In July 2013, Apple Corporation celebrated five years of the iTunes App Store with 850,000 apps available in the store and accounted for more than 50 billion of apps, being used over 800 apps per second (Apple, 2013). Android, with 700,000 apps available in the Google Play Store, counted more than 1.5 billion apps’ monthly downloads (Developer, 2013). The digital ecosystems, promoted by Microsoft, Apple, Amazon and Google, are increasing their content into islands that threat the Internet freedom and the governance of the net (Berners-Lee, 2010; Iansiti & Levien, 2004).

These new challenges menace neutral networks but provide great opportunities to create competition among companies and improve communication with companies-consumers and citizens-government. In this area of opportunity, new paths of research have been made along the way.

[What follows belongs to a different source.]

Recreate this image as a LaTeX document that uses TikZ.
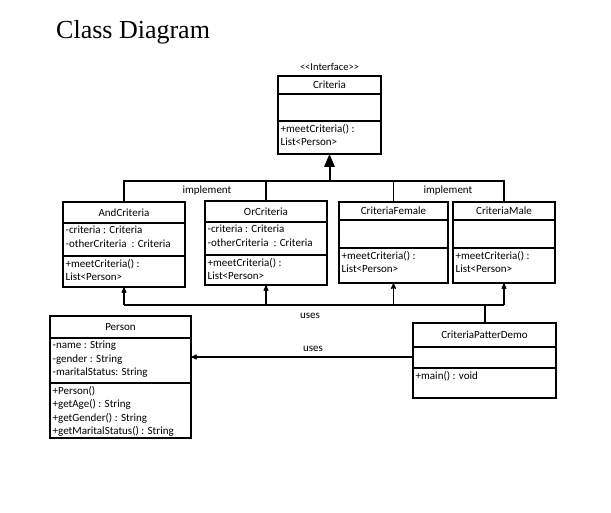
\documentclass[tikz,border=0pt]{standalone}
\usepackage{fontspec}
\setmainfont{Liberation Serif}
\setsansfont{Carlito}
\usetikzlibrary{arrows,calc}
\tikzset{
	classbox/.style = {rectangle, draw=black, line width=1.1pt, inner sep=0pt,
		outer sep=0pt, anchor=north west},% box of one class
	classname/.style = {inner sep=0pt, font=\sffamily\fontsize{11}{13}\selectfont},
	classtext/.style = {inner sep=0pt, align=left, anchor=north west,
		font=\sffamily\fontsize{11}{13.5}\selectfont},% attributes, methods
	linklabel/.style = {inner sep=0pt, font=\sffamily\fontsize{11}{13}\selectfont},
	bus/.style = {line width=1.3pt},
	uses/.style = {line width=1.1pt, -stealth'}
}
% name, top left, width, heights of the three parts, title, attributes, methods
\newcommand{\umlclass}[9]{%
	\node[classbox, minimum width=#3pt, minimum height=#4pt+#5pt+#6pt] (#1) at #2 {};
	\draw[line width=1.1pt] ($(#1.north west)+(0,#4)$) -- ($(#1.north east)+(0,#4)$);
	\draw[line width=1.1pt] ($(#1.north west)+(0,#4+#5)$) -- ($(#1.north east)+(0,#4+#5)$);
	\node[classname] (#1-name) at ($(#1.north)+(0,#4/2)$) {#7};
	\node[classtext] (#1-attr) at ($(#1.north west)+(2.5,#4+3)$) {#8};
	\node[classtext] (#1-meth) at ($(#1.north west)+(2.5,#4+#5+3)$) {#9};
}

\begin{document}
\begin{tikzpicture}[x=1pt,y=-1pt]
\useasboundingbox (0,0) rectangle (611,512);
\node[anchor=west, inner sep=0pt, font=\fontsize{26}{30}\selectfont] (title) at (56,32) {Class Diagram};

% interface and its implementations
\umlclass{crit}{(278,76)}{103}{18}{27}{33}{Criteria}{}{+meetCriteria() :\\List<Person>}
\node[linklabel, font=\sffamily\fontsize{10.5}{12}\selectfont] (stereo) at ($(crit.north)+(0,-9)$) {<{}<Interface>{}>};
\umlclass{and}{(63,202)}{122}{21}{33}{31}{AndCriteria}{-criteria : Criteria\\-otherCriteria~ : Criteria}{+meetCriteria() :\\List<Person>}
\umlclass{or}{(205,201)}{122}{21}{33}{30}{OrCriteria}{-criteria : Criteria\\-otherCriteria~ : Criteria}{+meetCriteria() :\\List<Person>}
\umlclass{female}{(339,202)}{109}{18}{28}{35}{CriteriaFemale}{}{+meetCriteria() :\\List<Person>}
\umlclass{male}{(453,202)}{102}{18}{28}{35}{CriteriaMale}{}{+meetCriteria() :\\List<Person>}

% person and demo
\umlclass{person}{(50,316)}{141}{22}{45}{55}{Person}{-name : String\\-gender : String\\-maritalStatus: String}{+Person()\\+getAge() : String\\+getGender() : String\\+getMaritalStatus() : String}
\umlclass{demo}{(413,323)}{143}{24}{21}{30}{CriteriaPatterDemo}{}{+main() : void}

% implement
\coordinate (topbus) at (0,181);
\draw[bus] (and.north) -- (and.north |- topbus) -- (male.north |- topbus) -- (male.north);
\draw[bus] (or.north) -- (or.north |- topbus);
\draw[bus] (female.north) -- (female.north |- topbus);
\draw[line width=2pt, -triangle 45] (crit.south |- topbus) -- (crit.south);
\node[linklabel] (impl1) at (207,191) {implement};
\node[linklabel] (impl2) at (448,191) {implement};

% uses
\coordinate (lowbus) at (0,305);
\draw[bus] (and.south |- lowbus) -- (male.south |- lowbus);
\draw[line width=2pt] (demo.north) -- (demo.north |- lowbus);
\foreach \cls in {and,or,female,male}
	\draw[uses] (\cls.south |- lowbus) -- (\cls.south);
\node[linklabel] (uses1) at (310,316) {uses};
\coordinate (link) at (0,357);
\draw[uses] (demo.west |- link) -- (person.east |- link);
\node[linklabel] (uses2) at (313,349) {uses};
\end{tikzpicture}
\end{document}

One of them is the use of mobile devices that are linked with government apps to share, to exchange and to collect information.

The use of mobile devices has increased in the last years and governments around the world take advantage of this kind of features and communication possibilities (de Kool & van Wamelen, 2008; Sandoval-Almazan & Gil-Garcia, 2012). At the same time, the information wave has emphasized the need of a more open and transparent government (Hans J. Scholl & Luna-Reyes, 2011). For example, the US government has made available about 75,718 data sets of raw data and 68,147 geospatial datasets to the public through the website. Many other states are following the US initiative, making raw data available to the public (Amaravadi, 2005). The incorporation of new technologies, smart phones and computers has allowed information to be distributed much faster at a very low cost and with a great range to all segments of the population. Small applications running on web pages or in mobile devices (mobile apps) have become a wide-adopted way of interaction. It is expected that mobile computing will replace desktop computing by 2015 (Milam & Avery, 2012). Again, just in U.S. portal,, about 1,500 web and mobile applications (apps for short) have been developed, more than 200 by citizens themselves. We believe that these trends together have the potential to transform the relationships between government and the public.

Major changes in technology, citizens and politics are changing behaviors. They are also changing the process of doing politics and the relationship between politicians, public servants and citizens (Geiger & von Lucke, 2012).

Despite this emerging context, we still know very little about the level of adoption of apps in government websites and their uses. The purpose of this paper is to provide a methodology for the categorization of government apps, looking for an initial categorization of practices among top-rated governments in terms of the use of information technologies, as well as to provide some examples of current app uses in the Mexican government.